ActionSA Uncovers Worrying Vacancy Crisis in Public Healthcare System

ActionSA can reveal that as of July 2024, vacancy rates for crucial positions like nurses, medical doctors, and senior management across South Africa have reached crisis levels with the Northern Cape seeing an astonishing 44% of critical senior management roles unfilled and the Free State grappling with a staggering 22% shortage of doctors.

Through ActionSA’s Parliamentary Question to the Minister of Health, we have uncovered that 18.5% of medical doctor positions in Mpumalanga, 28% of nursing positions in the Northern Cape, and a staggering 44% of senior management positions in the Northern Cape remain vacant.

As a consequence of the high vacancy rates, the quality of care is undoubtedly undermined, coupled with staff burnout, low retention rates, and a surge in medical malpractice lawsuits. The reality is that overworked and under-resourced hospitals are paying the price, with nearly R24 billion having been paid out in medical legal claims since 2020.
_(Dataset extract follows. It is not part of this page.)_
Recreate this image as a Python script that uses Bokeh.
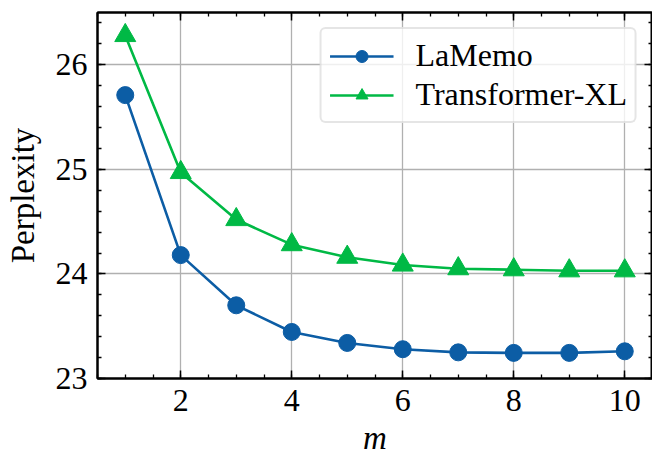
from bokeh.plotting import figure
from bokeh.models import SingleIntervalTicker, LinearAxis, Range1d, Legend, LegendItem, CustomJSTickFormatter
from bokeh.embed import file_html
from bokeh.resources import INLINE

# data
m_values = [1, 2, 3, 4, 5, 6, 7, 8, 9, 10]
lamemo_ppl = [25.71, 24.18, 23.70, 23.445, 23.34, 23.28, 23.25, 23.245, 23.245, 23.26]
txl_ppl = [26.28, 24.97, 24.52, 24.28, 24.16, 24.085, 24.05, 24.04, 24.03, 24.03]
series_names = ["LaMemo", "Transformer-XL"]
x_label = "m"
y_label = "Perplexity"

FONT = "Liberation Serif"
FS = "32px"
FS_LABEL = "33px"
BLUE = "#0C5DA5"
GREEN = "#00B945"

p = figure(width=652, height=458,
           x_range=Range1d(0.5, 10.5), y_range=Range1d(23.0, 26.5),
           output_backend="svg", toolbar_location=None,
           min_border_left=97, min_border_right=0,
           min_border_top=12, min_border_bottom=80,
           x_axis_label=x_label, y_axis_label=y_label)
p.background_fill_color = "white"
p.border_fill_color = "white"
p.outline_line_color = "black"
p.outline_line_width = 2

xa = p.below[0]
ya = p.left[0]

xt = SingleIntervalTicker(interval=2, num_minor_ticks=4)
yt = SingleIntervalTicker(interval=1, num_minor_ticks=5)
xa.ticker = xt
ya.ticker = yt

blank = CustomJSTickFormatter(code="return '';")
extra_x = LinearAxis(ticker=xt, formatter=blank)
extra_y = LinearAxis(ticker=yt, formatter=blank)
p.add_layout(extra_x, "above")
p.add_layout(extra_y, "right")

for ax in [xa, ya, extra_x, extra_y]:
    ax.axis_line_color = "black"
    ax.axis_line_width = 2
    ax.major_tick_in = 8
    ax.major_tick_out = 0
    ax.minor_tick_in = 4
    ax.minor_tick_out = 0
    ax.major_tick_line_width = 1.5
    ax.minor_tick_line_width = 1.3
    ax.major_tick_line_color = "black"
    ax.minor_tick_line_color = "black"
    ax.major_label_text_font = FONT
    ax.major_label_text_font_size = FS
    ax.major_label_text_color = "black"
    ax.axis_label_text_font = FONT
    ax.axis_label_text_font_size = FS_LABEL
    ax.axis_label_text_color = "black"
    ax.axis_label_text_font_style = "normal"

for ax in [extra_x, extra_y]:
    ax.major_label_standoff = 0
    ax.major_label_text_font_size = "1px"

xa.axis_label_text_font_style = "italic"
xa.major_label_standoff = 11
xa.axis_label_standoff = 6
ya.major_label_standoff = 10
ya.axis_label_standoff = 12

p.grid.grid_line_color = "#b0b0b0"
p.grid.grid_line_width = 1.3

l1 = p.line(m_values, lamemo_ppl, line_color=BLUE, line_width=2.6)
s1 = p.scatter(m_values, lamemo_ppl, marker="circle", size=17, fill_color=BLUE, line_color=BLUE)
l2 = p.line(m_values, txl_ppl, line_color=GREEN, line_width=2.6)
s2 = p.scatter(m_values, txl_ppl, marker="triangle", size=21, fill_color=GREEN, line_color=GREEN)

legend = Legend(items=[LegendItem(label=series_names[0], renderers=[l1, s1]),
                       LegendItem(label=series_names[1], renderers=[l2, s2])],
                location="top_right")
legend.margin = 15
legend.padding = 8
legend.spacing = 2
legend.label_height = 30
legend.glyph_height = 30
legend.glyph_width = 64
legend.label_standoff = 22
legend.label_text_font = FONT
legend.label_text_font_size = FS
legend.label_text_color = "black"
legend.border_line_color = "#cccccc"
legend.border_line_width = 2.5
legend.background_fill_color = "white"
legend.background_fill_alpha = 0.8
try:
    legend.border_radius = 6
except Exception:
    pass
p.add_layout(legend)

open("out.html", "w").write(file_html(p, INLINE))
Indicative of a public healthcare system in decline, ActionSA believes that this crisis is further evidence of the Government’s continued failure to capacitate our public healthcare sector, where rampant corruption, ineffective management, inappropriate use of resources, and crumbling infrastructure remain ubiquitous features of our healthcare system, with seemingly no plan to overcome the weight of these challenges.

Furthermore, ActionSA is concerned that this revelation pertains only to funded posts and not the ‘needed’ posts in our public healthcare system that are unfunded. As such, the Government must urgently determine what is needed to maintain and expand access to quality healthcare versus what is currently funded. This exercise must be used to quantify the insufficiency of human resources across South Africa’s healthcare system, while also accounting for the burden placed on our healthcare system by the influx of foreign nationals.

ActionSA has long argued against the fact that while ordinary South Africans bear the brunt of a broken public healthcare system, Parliamentarians and the Executive enjoy private healthcare at the taxpayer’s expense, sparing them from the decaying public system they oversee.